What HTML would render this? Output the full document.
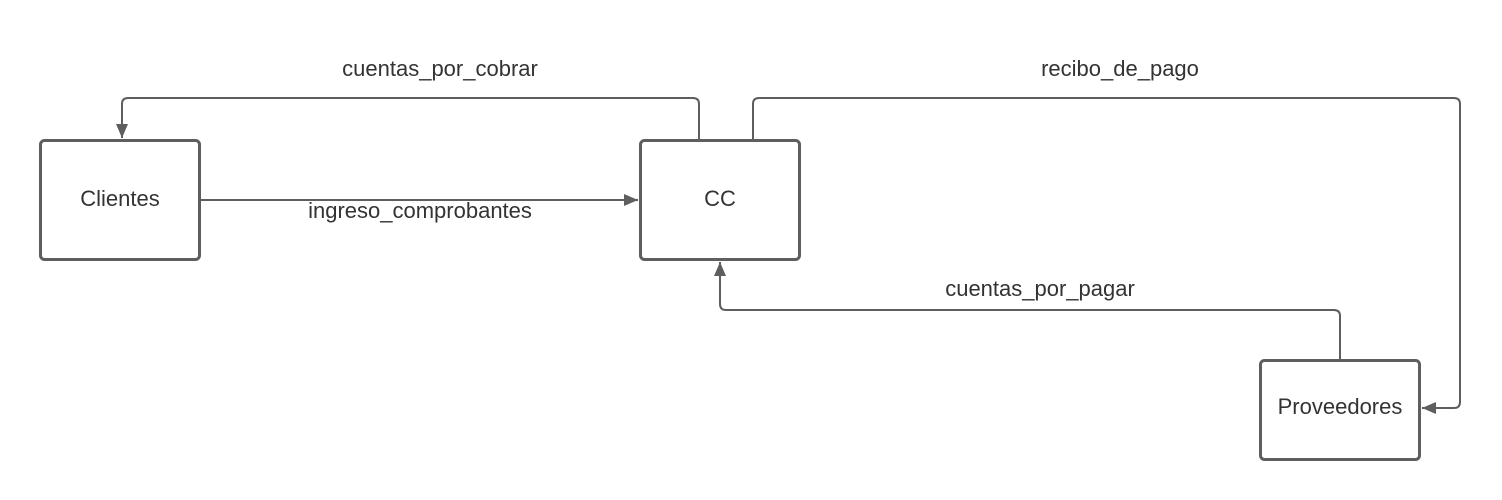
<!DOCTYPE html>
<html><head><style>body{margin:0;background:#fff}svg{display:block}text{font-family:"Liberation Sans",sans-serif;font-size:22px;fill:#333}</style></head><body>
<svg width="1502" height="500" viewBox="0 0 1502 500">
<defs>
<marker id="b" viewBox="0 0 14 12" refX="14" refY="6" markerWidth="14" markerHeight="12" markerUnits="userSpaceOnUse" orient="auto"><path d="M0,0L14,6L0,12z" fill="#5e5e5e"/></marker></defs>
<g fill="none" stroke="#5e5e5e" stroke-width="2">
<path d="M201,200H638" marker-end="url(#b)"/>
<path d="M699,139V104Q699,98 693,98H128Q122,98 122,104V138" marker-end="url(#b)"/>
<path d="M753,139V104Q753,98 759,98H1454Q1460,98 1460,104V402Q1460,408 1454,408H1422" marker-end="url(#b)"/>
<path d="M1340,359V316Q1340,310 1334,310H726Q720,310 720,304V262" marker-end="url(#b)"/>
</g>
<g fill="#fff" stroke="#5e5e5e" stroke-width="3">
<rect x="40.5" y="140.5" width="159" height="119" rx="4"/>
<rect x="640.5" y="140.5" width="159" height="119" rx="4"/>
<rect x="1260.5" y="360.5" width="159" height="99" rx="4"/>
</g>
<g text-anchor="middle">
<text x="120" y="206">Clientes</text>
<text x="720" y="206">CC</text>
<text x="1340" y="414">Proveedores</text>
<text x="440" y="76">cuentas_por_cobrar</text>
<text x="1120" y="76">recibo_de_pago</text>
<text x="420" y="218">ingreso_comprobantes</text>
<text x="1040" y="296">cuentas_por_pagar</text>
</g>
</svg>
</body></html>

▶ Aim
Transcribe the material as is, with images omitted.

▶ Result for this task
What HTML would render this? Output the full document.
<!DOCTYPE html>
<html><head><style>body{margin:0;background:#fff}svg{display:block}text{font-family:"Liberation Sans",sans-serif;font-size:22px;fill:#333}</style></head><body>
<svg width="1502" height="500" viewBox="0 0 1502 500">
<defs>
<marker id="b" viewBox="0 0 14 12" refX="14" refY="6" markerWidth="14" markerHeight="12" markerUnits="userSpaceOnUse" orient="auto"><path d="M0,0L14,6L0,12z" fill="#5e5e5e"/></marker></defs>
<g fill="none" stroke="#5e5e5e" stroke-width="2">
<path d="M201,200H638" marker-end="url(#b)"/>
<path d="M699,139V104Q699,98 693,98H128Q122,98 122,104V138" marker-end="url(#b)"/>
<path d="M753,139V104Q753,98 759,98H1454Q1460,98 1460,104V402Q1460,408 1454,408H1422" marker-end="url(#b)"/>
<path d="M1340,359V316Q1340,310 1334,310H726Q720,310 720,304V262" marker-end="url(#b)"/>
</g>
<g fill="#fff" stroke="#5e5e5e" stroke-width="3">
<rect x="40.5" y="140.5" width="159" height="119" rx="4"/>
<rect x="640.5" y="140.5" width="159" height="119" rx="4"/>
<rect x="1260.5" y="360.5" width="159" height="99" rx="4"/>
</g>
<g text-anchor="middle">
<text x="120" y="206">Clientes</text>
<text x="720" y="206">CC</text>
<text x="1340" y="414">Proveedores</text>
<text x="440" y="76">cuentas_por_cobrar</text>
<text x="1120" y="76">recibo_de_pago</text>
<text x="420" y="218">ingreso_comprobantes</text>
<text x="1040" y="296">cuentas_por_pagar</text>
</g>
</svg>
</body></html>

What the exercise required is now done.